Es geht um 1100 Kilometer langes Unterwasserstromkabel mit einer Leistung von 1000 Megawatt, das von Aserbeidschan über Georgien durch das Schwarze Meer verlaufen soll, bis es das Gebiet der EU in Rumänien erreicht. Von da aus soll es via Ungarn Österreich und Westeuropa erreichen. Die Staats- und Regierungschefs Aserbaidschans, Georgiens, Rumäniens und Ungarns haben ein entsprechendes Abkommen mit der EU geschlossen, das Projekt soll bereits in drei Jahren fertiggestellt werden. Aserbaidschan will durch das Kabel Strom aus Offshore-Windparks nach Europa exportieren. „Um einen wachsenden Anteil erneuerbarer Energien zu integrieren, brauchen wir in der Tat stärkere Stromverbundnetze", sagte von der Leyen. Deshalb sei das Schwarzmeer-Energiekabel zwischen Rumänien, Georgien und Aserbaidschan so wichtig.
Die EU sei bereit, das Projekt finanziell zu unterstützen. Es werde dazu beitragen, die Versorgungssicherheit zu stärken, indem es Strom aus erneuerbaren Quellen über Rumänien und Ungarn in die EU bringe. Zudem könne das Schwarzmeerkabel Georgien zu einem Stromdrehkreuz machen und es in den EU-Binnenmarkt integrieren. Nach Angaben von von der Leyen und des rumänischen Präsidenten Klaus Iohannis wird das Unterseekabel auch der Republik Moldau und der Ukraine zugutekommen, deren Energiesicherheit durch die Stromabschaltungen von Gazprom und die russischen Bombardierungen des ukrainischen Netzes beeinträchtigt ist.
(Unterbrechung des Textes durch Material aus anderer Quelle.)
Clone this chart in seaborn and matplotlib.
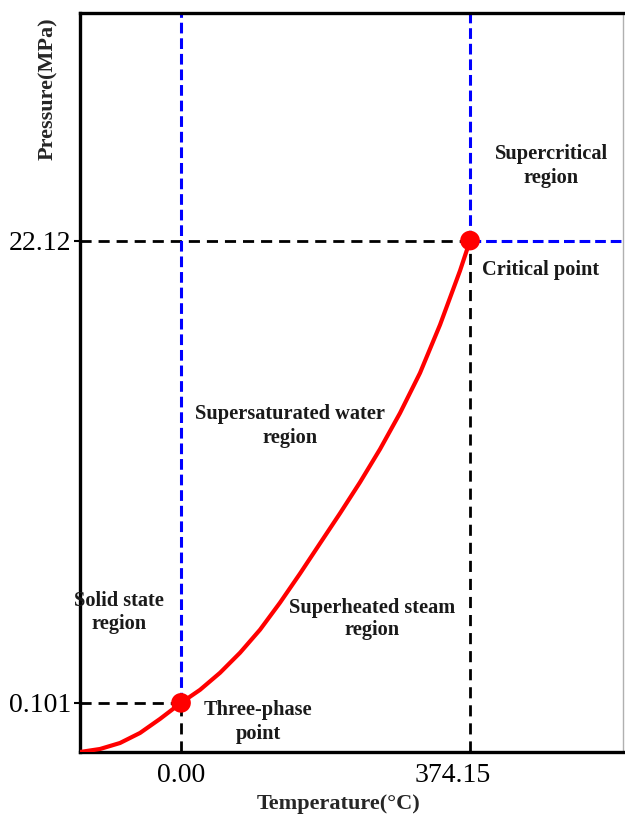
import matplotlib
matplotlib.use("Agg")
import matplotlib.pyplot as plt
from matplotlib.transforms import ScaledTranslation
import seaborn as sns
import pandas as pd

# Saturation (phase-boundary) curve of water, schematic
temperature_c = [-130.8, -104.9, -79.0, -53.1, -27.2, 0.0, 24.6, 50.5, 76.4, 102.3,
                 128.2, 154.1, 179.9, 205.8, 231.7, 257.6, 283.5, 309.4, 335.3, 361.2, 374.15]
pressure_mpa = [-2.239, -2.096, -1.810, -1.332, -0.663, 0.101, 0.722, 1.534, 2.489, 3.587,
                4.877, 6.262, 7.695, 9.128, 10.608, 12.184, 13.904, 15.815, 18.107, 20.686, 22.12]

# Three-phase point and critical point
point_names = ["Three-phase point", "Critical point"]
point_temps = [0.00, 374.15]
point_press = [0.101, 22.12]

x_tick_labels = ["0.00", "374.15"]
y_tick_labels = ["0.101", "22.12"]

x_limits = (-130.8, 572.2)
y_limits = (-2.239, 32.96)

sns.set_style("white")
plt.rcParams["font.family"] = ["Liberation Serif", "DejaVu Serif"]

fig = plt.figure(figsize=(6.25, 8.15), dpi=100)
ax = fig.add_axes([80 / 625, 63 / 815, 543 / 625, 739 / 815])
ax.set_xlim(*x_limits)
ax.set_ylim(*y_limits)

t0, tc = point_temps
p0, pc = point_press
xmin, xmax = x_limits
ymin, ymax = y_limits

black_kw = dict(color="black", lw=2.0, dashes=(4, 2.5), zorder=2)
blue_kw = dict(color="#0000ff", lw=2.2, dashes=(3.5, 1.6), zorder=2)

# reference lines through the two characteristic points
ax.plot([xmin, t0], [p0, p0], **black_kw)
ax.plot([t0, t0], [ymin, p0], **black_kw)
ax.plot([xmin, tc], [pc, pc], **black_kw)
ax.plot([tc, tc], [ymin, pc], **black_kw)
ax.plot([t0, t0], [p0, ymax], **blue_kw)
ax.plot([tc, tc], [pc, ymax], **blue_kw)
ax.plot([tc, xmax], [pc, pc], **blue_kw)

curve = pd.DataFrame({"T": temperature_c, "P": pressure_mpa})
sns.lineplot(data=curve, x="T", y="P", color="#ff0000", lw=3.0, sort=False,
             estimator=None, ax=ax, zorder=3, solid_joinstyle="round",
             solid_capstyle="round")

pts = pd.DataFrame({"T": point_temps, "P": point_press, "name": point_names})
sns.scatterplot(data=pts, x="T", y="P", color="#ff0000", s=200, edgecolor="none",
                ax=ax, zorder=4, legend=False)

ax.set_xticks(point_temps, x_tick_labels)
ax.set_yticks(point_press, y_tick_labels)
ax.tick_params(axis="x", length=0, pad=8, labelsize=20, colors="black")
ax.tick_params(axis="y", length=4, width=1.5, direction="out", pad=2, labelsize=20,
               colors="black", left=True)
# the second temperature label sits a little left of its tick
lbl = ax.get_xticklabels()[1]
lbl.set_transform(lbl.get_transform() + ScaledTranslation(-0.17, 0, fig.dpi_scale_trans))

for side in ["left", "top", "bottom"]:
    ax.spines[side].set_color("black")
    ax.spines[side].set_linewidth(2.4)
ax.spines["right"].set_color("#b0b0b0")
ax.spines["right"].set_linewidth(1.0)

ax.set_xlabel("Temperature(\u00b0C)", fontsize=16, fontweight="bold")
ax.set_ylabel("Pressure(MPa)", fontsize=16, fontweight="bold")
ax.xaxis.set_label_coords(0.477, -0.057)
ax.yaxis.set_label_coords(-0.040, 0.897)

lab = dict(fontsize=14.7, fontweight="bold", color="#1a1a1a", linespacing=1.2)


def px(xp, yp):
    """Convert figure pixel position (from top-left) to axes fraction."""
    return (xp - 80) / 543, (752 - yp) / 739


ax.text(*px(551, 166), "Supercritical\nregion", ha="center", va="center",
        transform=ax.transAxes, **lab)
ax.text(*px(482, 270), "Critical point", ha="left", va="center",
        transform=ax.transAxes, **lab)
ax.text(*px(290, 426), "Supersaturated water\nregion", ha="center", va="center",
        transform=ax.transAxes, **lab)
ax.text(*px(119, 612), "Solid state\nregion", ha="center", va="center",
        transform=ax.transAxes, **lab)
ax.text(*px(372, 619), "Superheated steam\nregion", ha="center", va="center",
        transform=ax.transAxes, **lab)
ax.text(*px(258, 722), "Three-phase\npoint", ha="center", va="center",
        transform=ax.transAxes, **lab)

fig.savefig("out.png", dpi=100, facecolor="white")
Laut dem aserbaidschanischen Präsidenten Ilham Aliyev produziert Aserbaidschan derzeit 27 Gigawatt Wind- und Solarenergie und entwickelt Projekte wie weitere Offshore-Anlagen im Kaspischen Meer, die diese Kapazität bis Ende 2027 um vier Gigawatt erhöhen sollen, das entspricht etwa einem Viertel der Kapazitäten, die derzeit in Deutschland am Netz sind. Georgien wiederum erzeugt etwa Dreiviertel seines Stroms mit eigenen Wasserkraftwerken, der Rest stammt aus fossiler Energie. Das Land war jahrzehntelang auch energietechnisch von Moskau abhängig, konnte aber diese Abhängigkeit inzwischen deutlich verringern. Allerdings braucht es stärker dimensionierte Netze, um Strom auch exportieren zu können.
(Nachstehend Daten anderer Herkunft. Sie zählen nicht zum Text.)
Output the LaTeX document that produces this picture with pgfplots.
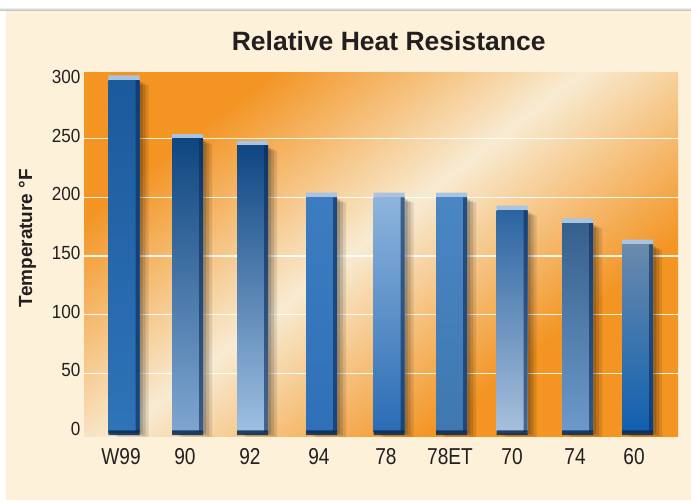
\documentclass[border=0pt]{standalone}
\usepackage{pgfplots}
\pgfplotsset{compat=1.18}
\usepackage{fontspec}
\setmainfont{Liberation Sans}
\newfontfamily\narrowfont[FakeStretch=0.83]{Liberation Sans}
\newfontfamily\ynarrowfont[FakeStretch=0.9]{Liberation Sans}
\definecolor{cream}{HTML}{FDF1DA}
\definecolor{orng}{HTML}{F39423}
\definecolor{band}{HTML}{F8EBD2}
\definecolor{capc}{HTML}{A9C4E0}
\definecolor{navy}{HTML}{0A2A55}
\definecolor{txt}{HTML}{231F20}
% bar colours: top / middle / bottom
\definecolor{aT}{HTML}{1B5A9C}\definecolor{aM}{HTML}{0C3C70}\definecolor{aB}{HTML}{2F74B8}
\definecolor{bT}{HTML}{0F4680}\definecolor{bM}{HTML}{1A5A9A}\definecolor{bB}{HTML}{7FA6D0}
\definecolor{cT}{HTML}{0F4682}\definecolor{cM}{HTML}{1C5FA0}\definecolor{cB}{HTML}{9EC0E2}
\definecolor{dT}{HTML}{3D7CC0}\definecolor{dM}{HTML}{8FB6DE}\definecolor{dB}{HTML}{2F70B8}
\definecolor{eT}{HTML}{8EB4DC}\definecolor{eM}{HTML}{3A7CC0}\definecolor{eB}{HTML}{2A6CB4}
\definecolor{fT}{HTML}{4A86C4}\definecolor{fM}{HTML}{2F70B4}\definecolor{fB}{HTML}{3F78B0}
\definecolor{gT}{HTML}{2C64A0}\definecolor{gM}{HTML}{3A6898}\definecolor{gB}{HTML}{A8C0DC}
\definecolor{hT}{HTML}{365F8C}\definecolor{hM}{HTML}{A8C2DC}\definecolor{hB}{HTML}{6D9ACB}
\definecolor{iT}{HTML}{6A8AAC}\definecolor{iM}{HTML}{AAC4DE}\definecolor{iB}{HTML}{1060B0}

\pgfdeclarehorizontalshading{bandsh}{100bp}{color(0bp)=(orng); color(38bp)=(orng); color(50bp)=(band); color(62bp)=(orng); color(100bp)=(orng)}

\pgfplotstableread{
x    val
124  300
187.5 250
252.5 244
321.5 200
389  200
451.5 200
512  189
577.5 178
637.5 160
}\bars

\begin{document}
\begin{tikzpicture}[x=1pt,y=1pt]
% page
\fill[white] (0,0) rectangle (691,502);
\shade[top color=white, bottom color=black!30] (0,491) rectangle (691,495);
\fill[cream] (6,2) rectangle (691,491);
% plot-area background with diagonal light band
\begin{scope}
\clip (84,65.3) rectangle (678,429.5);
\shade[shading=bandsh, shading angle=128] (-45,-148) rectangle (755,652);
\end{scope}

\begin{axis}[
  at={(84pt,65.3pt)}, anchor=south west,
  scale only axis, width=594pt, height=363.7pt,
  xmin=84, xmax=678, ymin=-4, ymax=306,
  axis line style={draw=none}, tick style={draw=none},
  /pgf/number format/assume math mode=true,
  ytick={0,50,...,300},
  extra y ticks={50,100,150,200,250},
  extra y tick labels={},
  extra y tick style={ymajorgrids=true, grid style={white, line width=1.3pt, opacity=0.9}},
  xtick={121,185,250,319,386,450,512,575,634},
  xticklabels={W99,90,92,94,78,78ET,70,74,60},
  xticklabel style={font=\narrowfont\fontsize{23}{26}\selectfont, text=txt, anchor=base, yshift=-23.5pt},
  yticklabel style={font=\ynarrowfont\fontsize{19}{22}\selectfont, text=txt, yshift=3pt},
  ylabel={Temperature °F},
  ylabel style={font=\bfseries\fontsize{19}{22}\selectfont, text=txt,
    at={(axis description cs:-0.095,0.546)}, anchor=center},
  title={Relative Heat Resistance},
  title style={font=\bfseries\fontsize{26.5}{30}\selectfont, text=txt,
    at={(axis description cs:0.513,1.0448)}, anchor=base},
  ybar, bar width=31,
]
% shadows
\addplot[ybar, bar width=31, bar shift=3pt, yshift=-2pt, draw=none, fill=black, fill opacity=0.15] table[x=x,y=val] {\bars};
\addplot[ybar, bar width=31, bar shift=6pt, yshift=-3.5pt, draw=none, fill=black, fill opacity=0.13] table[x=x,y=val] {\bars};
\addplot[ybar, bar width=31, bar shift=9pt, yshift=-5pt, draw=none, fill=black, fill opacity=0.10] table[x=x,y=val] {\bars};
% bevel caps
\addplot[ybar, bar width=31, bar shift=0pt, draw=none, fill=capc] coordinates {(124,304) (187.5,254) (252.5,248) (321.5,204) (389,204) (451.5,204) (512,193) (577.5,182) (637.5,164)};
% bars
\addplot[ybar, bar width=31, bar shift=0pt, draw=none, top color=aT, middle color=aM, bottom color=aB] coordinates {(124,300)};
\addplot[ybar, bar width=31, bar shift=0pt, draw=none, top color=bT, middle color=bM, bottom color=bB] coordinates {(187.5,250)};
\addplot[ybar, bar width=31, bar shift=0pt, draw=none, top color=cT, middle color=cM, bottom color=cB] coordinates {(252.5,244)};
\addplot[ybar, bar width=31, bar shift=0pt, draw=none, top color=dT, middle color=dM, bottom color=dB] coordinates {(321.5,200)};
\addplot[ybar, bar width=31, bar shift=0pt, draw=none, top color=eT, middle color=eM, bottom color=eB] coordinates {(389,200)};
\addplot[ybar, bar width=31, bar shift=0pt, draw=none, top color=fT, middle color=fM, bottom color=fB] coordinates {(451.5,200)};
\addplot[ybar, bar width=31, bar shift=0pt, draw=none, top color=gT, middle color=gM, bottom color=gB] coordinates {(512,189)};
\addplot[ybar, bar width=31, bar shift=0pt, draw=none, top color=hT, middle color=hM, bottom color=hB] coordinates {(577.5,178)};
\addplot[ybar, bar width=31, bar shift=0pt, draw=none, top color=iT, middle color=iM, bottom color=iB] coordinates {(637.5,160)};
% dark right edge
\addplot[ybar, bar width=4, bar shift=13.5pt, draw=none, fill=navy, fill opacity=0.6] table[x=x,y=val] {\bars};
% dark base
\addplot[ybar, bar width=31, bar shift=0pt, yshift=-3pt, draw=none, fill=navy, fill opacity=0.85] coordinates {(124,4) (187.5,4) (252.5,4) (321.5,4) (389,4) (451.5,4) (512,4) (577.5,4) (637.5,4)};
\end{axis}
\end{tikzpicture}
\end{document}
Das Unterwasserstromkabel soll durch ein Glasfaser-Projekt ergänzt werden. Es soll die europäische Datenverbindung nach Asien über Georgien beschleunigen. Zugleich wird das Kabel abseits von russischem Gebiet verlaufen und ist damit russischer Kontrolle entzogen, Die Europäische Kommission will damit gezielt die Abhängigkeit der Region von russischer Netzinfrastruktur verringern. Wie sicher beide Kabel sind, ist offen. Der Europaabgeordnete Reinhard Bütikofer (Grüne/EFA) hat darauf hingewiesen, dass Russland bereit sei, gezielt auf sensible Infrastrukturen zu zielen. Im Schwarzen Meer sind bislang allerdings in jüngerer Zeit keine russischen Sabotageakte dokumentiert. Im Jahr 2022 hatte es einige ungeklärte Angriffe auf Datenleitungen gegeben. Im Fernen Osten hat China gerade einige Projekte zur Verlegung und Wartung von Unterwasser-Internetkabeln durch das Südchinesische Meer behindert. Peking versucht, auch wegen der Taiwanfrage, mehr Kontrolle über die Netzinfrastruktur zu erlangen.